Both data sets are data frames, with the following layout: First column contains the quarterly date, in string format (e.g. "1998Q4" for the fourth quarter of 1998). The second and third columns contain forecasts by two alternative methods. The fourth column contains realizations.

Source

Forecasts are generated as described in Section 4 of Ehm et al (2016).

Data sources: Inflation - “spf” forecasts and realizations based on data from the Federal Reserve Bank of Philadelphia, http://www.phil.frb.org/research-and-data/real-time-center/ (individual-level CPI forecasts, and real-time data for CPI realizations). “michigan” forecasts based on data from the Michigan Survey of Consumers, https://data.sca.isr.umich.edu/tables.php, Table 32. Recessions - “spf” forecasts and realizations based on data from the Federal Reserve Bank of Philadelphia, http://www.phil.frb.org/research-and-data/real-time-center/ (“anxious index” and real-time data for real GDP growth). The Probit forecasts uses the same real-time data on GDP growth, as well as interest rate data from the Federal Reserve Bank of St. Louis, http://research.stlouisfed.org/fred2/ (series TB3MS and GS10).

Disclaimer: The providers of the raw data take no responsibility for the accuracy of the forecast and realization data sets posted here. Furthermore, the raw data may be revised over time, and the websites linked above should be consulted for the official, most recent versions.

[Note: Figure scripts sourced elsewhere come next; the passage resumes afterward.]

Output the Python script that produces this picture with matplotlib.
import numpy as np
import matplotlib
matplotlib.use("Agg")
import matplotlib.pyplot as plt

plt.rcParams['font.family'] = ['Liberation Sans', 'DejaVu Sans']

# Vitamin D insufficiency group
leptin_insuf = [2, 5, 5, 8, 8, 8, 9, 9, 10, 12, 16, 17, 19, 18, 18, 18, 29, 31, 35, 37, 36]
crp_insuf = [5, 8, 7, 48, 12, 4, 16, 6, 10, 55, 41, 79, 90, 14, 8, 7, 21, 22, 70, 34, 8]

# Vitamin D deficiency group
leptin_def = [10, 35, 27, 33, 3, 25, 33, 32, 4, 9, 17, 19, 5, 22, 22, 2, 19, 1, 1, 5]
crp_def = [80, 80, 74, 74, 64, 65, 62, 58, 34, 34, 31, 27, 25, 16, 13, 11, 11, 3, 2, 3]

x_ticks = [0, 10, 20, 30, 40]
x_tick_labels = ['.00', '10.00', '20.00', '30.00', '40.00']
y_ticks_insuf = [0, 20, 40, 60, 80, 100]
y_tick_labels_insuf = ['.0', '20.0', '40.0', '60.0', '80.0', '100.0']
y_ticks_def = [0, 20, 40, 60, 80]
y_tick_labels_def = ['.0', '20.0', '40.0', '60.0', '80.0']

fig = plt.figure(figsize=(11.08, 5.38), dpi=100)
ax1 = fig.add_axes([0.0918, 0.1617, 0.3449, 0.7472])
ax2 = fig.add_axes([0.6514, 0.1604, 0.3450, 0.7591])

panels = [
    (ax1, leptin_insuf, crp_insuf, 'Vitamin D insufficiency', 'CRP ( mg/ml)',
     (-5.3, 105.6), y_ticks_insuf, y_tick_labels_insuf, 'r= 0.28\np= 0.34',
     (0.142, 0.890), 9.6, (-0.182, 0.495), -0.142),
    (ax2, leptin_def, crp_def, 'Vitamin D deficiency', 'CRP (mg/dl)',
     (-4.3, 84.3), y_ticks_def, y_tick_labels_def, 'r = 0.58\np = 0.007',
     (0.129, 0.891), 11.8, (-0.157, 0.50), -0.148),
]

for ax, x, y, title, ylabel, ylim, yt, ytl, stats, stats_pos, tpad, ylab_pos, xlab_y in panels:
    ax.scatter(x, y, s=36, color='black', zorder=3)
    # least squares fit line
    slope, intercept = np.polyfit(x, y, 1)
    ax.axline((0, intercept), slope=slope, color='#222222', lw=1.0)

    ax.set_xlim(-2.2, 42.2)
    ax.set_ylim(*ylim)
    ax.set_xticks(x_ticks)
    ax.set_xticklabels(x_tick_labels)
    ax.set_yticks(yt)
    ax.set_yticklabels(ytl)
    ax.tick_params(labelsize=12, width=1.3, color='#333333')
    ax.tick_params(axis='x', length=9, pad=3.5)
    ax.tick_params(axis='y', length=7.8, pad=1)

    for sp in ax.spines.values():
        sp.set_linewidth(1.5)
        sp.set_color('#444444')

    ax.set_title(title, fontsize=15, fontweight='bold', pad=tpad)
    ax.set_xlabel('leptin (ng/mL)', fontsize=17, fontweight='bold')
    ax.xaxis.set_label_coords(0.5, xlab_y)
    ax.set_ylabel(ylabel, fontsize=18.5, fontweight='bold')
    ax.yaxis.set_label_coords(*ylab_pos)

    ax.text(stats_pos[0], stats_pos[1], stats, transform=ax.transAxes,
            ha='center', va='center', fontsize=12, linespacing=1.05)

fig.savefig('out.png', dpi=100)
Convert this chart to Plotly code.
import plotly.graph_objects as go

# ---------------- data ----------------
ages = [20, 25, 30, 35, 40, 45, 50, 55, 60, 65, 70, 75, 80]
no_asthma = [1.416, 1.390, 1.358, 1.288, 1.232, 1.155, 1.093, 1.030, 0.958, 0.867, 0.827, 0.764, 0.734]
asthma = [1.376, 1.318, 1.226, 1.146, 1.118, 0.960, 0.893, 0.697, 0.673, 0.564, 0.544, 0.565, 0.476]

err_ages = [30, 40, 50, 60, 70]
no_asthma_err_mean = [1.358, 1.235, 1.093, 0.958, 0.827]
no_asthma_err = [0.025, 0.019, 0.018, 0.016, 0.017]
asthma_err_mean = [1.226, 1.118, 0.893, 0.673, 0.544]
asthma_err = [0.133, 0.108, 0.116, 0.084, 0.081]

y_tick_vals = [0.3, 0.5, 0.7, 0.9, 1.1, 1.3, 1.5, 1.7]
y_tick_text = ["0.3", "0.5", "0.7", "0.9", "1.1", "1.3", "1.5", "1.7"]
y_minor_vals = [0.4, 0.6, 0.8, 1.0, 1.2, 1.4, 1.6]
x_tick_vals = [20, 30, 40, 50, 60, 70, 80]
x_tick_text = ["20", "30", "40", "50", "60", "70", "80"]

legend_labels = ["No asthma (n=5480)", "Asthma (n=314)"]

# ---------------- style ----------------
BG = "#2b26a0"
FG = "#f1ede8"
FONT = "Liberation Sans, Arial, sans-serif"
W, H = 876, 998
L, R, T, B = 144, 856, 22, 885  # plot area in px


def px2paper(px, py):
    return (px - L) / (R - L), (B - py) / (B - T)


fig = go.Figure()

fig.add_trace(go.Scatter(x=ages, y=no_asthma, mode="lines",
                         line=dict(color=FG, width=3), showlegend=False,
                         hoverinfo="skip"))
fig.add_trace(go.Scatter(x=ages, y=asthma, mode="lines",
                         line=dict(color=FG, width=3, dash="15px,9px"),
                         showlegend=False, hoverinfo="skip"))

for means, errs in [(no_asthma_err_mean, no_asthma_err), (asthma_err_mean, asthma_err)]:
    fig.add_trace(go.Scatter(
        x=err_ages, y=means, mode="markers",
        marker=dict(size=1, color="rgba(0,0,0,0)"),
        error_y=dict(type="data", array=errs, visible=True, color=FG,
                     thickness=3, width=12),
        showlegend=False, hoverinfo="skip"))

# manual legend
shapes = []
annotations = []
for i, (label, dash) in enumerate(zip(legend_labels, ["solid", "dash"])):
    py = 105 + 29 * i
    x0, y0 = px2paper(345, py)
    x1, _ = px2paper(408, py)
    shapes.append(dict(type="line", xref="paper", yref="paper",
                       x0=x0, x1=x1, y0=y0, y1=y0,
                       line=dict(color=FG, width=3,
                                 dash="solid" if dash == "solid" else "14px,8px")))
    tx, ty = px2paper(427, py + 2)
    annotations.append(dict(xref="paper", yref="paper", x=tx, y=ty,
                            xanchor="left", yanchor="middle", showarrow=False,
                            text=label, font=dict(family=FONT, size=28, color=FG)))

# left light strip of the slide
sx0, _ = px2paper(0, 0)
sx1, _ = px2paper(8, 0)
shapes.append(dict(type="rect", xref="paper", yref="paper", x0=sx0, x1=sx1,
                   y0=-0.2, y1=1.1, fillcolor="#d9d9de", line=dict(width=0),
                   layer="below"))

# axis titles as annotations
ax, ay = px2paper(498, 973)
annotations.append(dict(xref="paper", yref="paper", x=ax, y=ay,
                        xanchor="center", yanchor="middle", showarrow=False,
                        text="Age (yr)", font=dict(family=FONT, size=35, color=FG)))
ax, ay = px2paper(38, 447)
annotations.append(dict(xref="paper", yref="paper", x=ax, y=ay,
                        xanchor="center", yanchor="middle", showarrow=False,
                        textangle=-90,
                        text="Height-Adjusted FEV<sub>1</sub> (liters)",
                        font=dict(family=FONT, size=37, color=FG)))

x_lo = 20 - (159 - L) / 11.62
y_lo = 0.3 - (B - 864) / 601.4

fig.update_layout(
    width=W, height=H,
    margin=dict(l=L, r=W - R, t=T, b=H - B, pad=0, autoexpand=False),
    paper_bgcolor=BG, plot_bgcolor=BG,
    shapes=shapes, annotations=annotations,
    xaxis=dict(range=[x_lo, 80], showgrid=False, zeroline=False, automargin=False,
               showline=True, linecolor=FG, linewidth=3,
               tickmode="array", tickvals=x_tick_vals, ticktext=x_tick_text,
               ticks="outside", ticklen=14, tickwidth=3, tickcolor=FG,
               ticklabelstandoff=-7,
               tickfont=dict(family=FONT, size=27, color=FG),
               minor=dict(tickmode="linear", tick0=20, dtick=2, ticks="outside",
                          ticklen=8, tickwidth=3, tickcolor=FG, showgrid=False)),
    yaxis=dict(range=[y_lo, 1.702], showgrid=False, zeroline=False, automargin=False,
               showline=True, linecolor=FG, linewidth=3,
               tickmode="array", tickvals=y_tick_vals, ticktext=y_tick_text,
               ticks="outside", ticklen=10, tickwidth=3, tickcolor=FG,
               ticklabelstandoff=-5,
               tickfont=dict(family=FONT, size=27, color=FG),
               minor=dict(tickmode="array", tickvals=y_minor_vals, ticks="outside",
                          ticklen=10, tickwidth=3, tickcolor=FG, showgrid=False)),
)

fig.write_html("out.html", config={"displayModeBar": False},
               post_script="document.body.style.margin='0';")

Code and raw data to construct the two data sets can be found at https://sites.google.com/site/fk83research/code.

References

Ehm, W., Gneiting, T., Jordan, A. and Krueger, F. (2016): Of Quantiles and Expectiles: Consistent Scoring Functions, Choquet Representations, and Forecast Rankings. Journal of the Royal Statistical Society (Series B) 78, 1-29. doi:10.1111/rssb.12154 (open access).

Examples

## Not run: 

# Load inflation forecasts
data(inflation_mean)

# Make numeric time axis
tm <- as.numeric(substr(inflation_mean$dt, 1, 4)) + 
      0.25*(as.numeric(substr(inflation_mean$dt, 6, 6))-1)

# Plot
matplot(x = tm, y = inflation_mean[,2:4], type = "l", bty = "n",
        xlab = "Time", ylab= "Inflation (percent)", col = 3:1)
legend("topright", legend = c("SPF", "Michigan", "Actual"), fill = 3:1, bty = "n")


## End(Not run)

Fluctuation test

Description

Test to analyze whether the ranking of two forecasts is stable over time. The variant implemented here has been proposed in Proposition 1 of Giacomini and Rossi (2010); the critical values are tabulated in their Table 1. The null hypothesis of the test is that both forecasting methods perform equally well (same expected score) at all time points. The alternative is that their performance differs in at least one time point.

Usage

fluctuation_test(loss1, loss2, mu = 0.5, dmv_fullsample = TRUE,
                 lag_truncate = 0, time_labels = NULL,
                 conf_level = 0.05)

Arguments

loss1, loss2

Vectors of losses corresponding to two forecast methods (smaller losses correspond to better forecasts).

mu

Size of the rolling window (relative to evaluation sample). Must be in 0.1, 0.2, ..., 0.9.

dmv_fullsample

Logical; if TRUE (the default), the full sample is used to estimate the variance of the Diebold-Mariano type statistic employed in the test. See page 14/footnote 16 in the working paper version of Rossi (2013).

lag_truncate

Truncation lag used when estimating the variance of the Diebold-Mariano type test statistic.

time_labels

Vector of labels to be used for the time axis. If NULL (the default), integer labels are used.

conf_level

Confidence level, either 0.05 or 0.1 (two-sided test).

Value

List with two elements: 1) Data frame containing the time path of the test statistic, and 2) the relevant critical values. In addition, the function draws a plot which illustrates the test.

Author(s)

Fabian Krueger

References

Giacomini, R. and Rossi, B. (2010): Forecast Comparisons in Unstable Environments. Journal of Applied Econometrics 25, 595-620. doi:10.1002/jae.1177

Rossi, B. (2013): Advances in Forecasting under Model Instability. In: Handbook of Economic Forecasting, vol. 2, Graham Elliott and Alan Timmermann (eds), pp. 1203-1324. doi:10.1016/b978-0-444-62731-5.00021-x

Examples

# Comparison of Inflation Forecasts: 
# Survey of  Professional Forecasters (SPF) 
# versus Michigan Survey of Consumers

data(inflation_mean)

# Compute extremal scores of SPF/Michigan (theta = 3)
score_spf <- extremal_score(x = inflation_mean$spf, 
                            y = inflation_mean$rlz, theta = 3)
score_michigan <- extremal_score(x = inflation_mean$michigan, 
                                 y = inflation_mean$rlz, theta = 3)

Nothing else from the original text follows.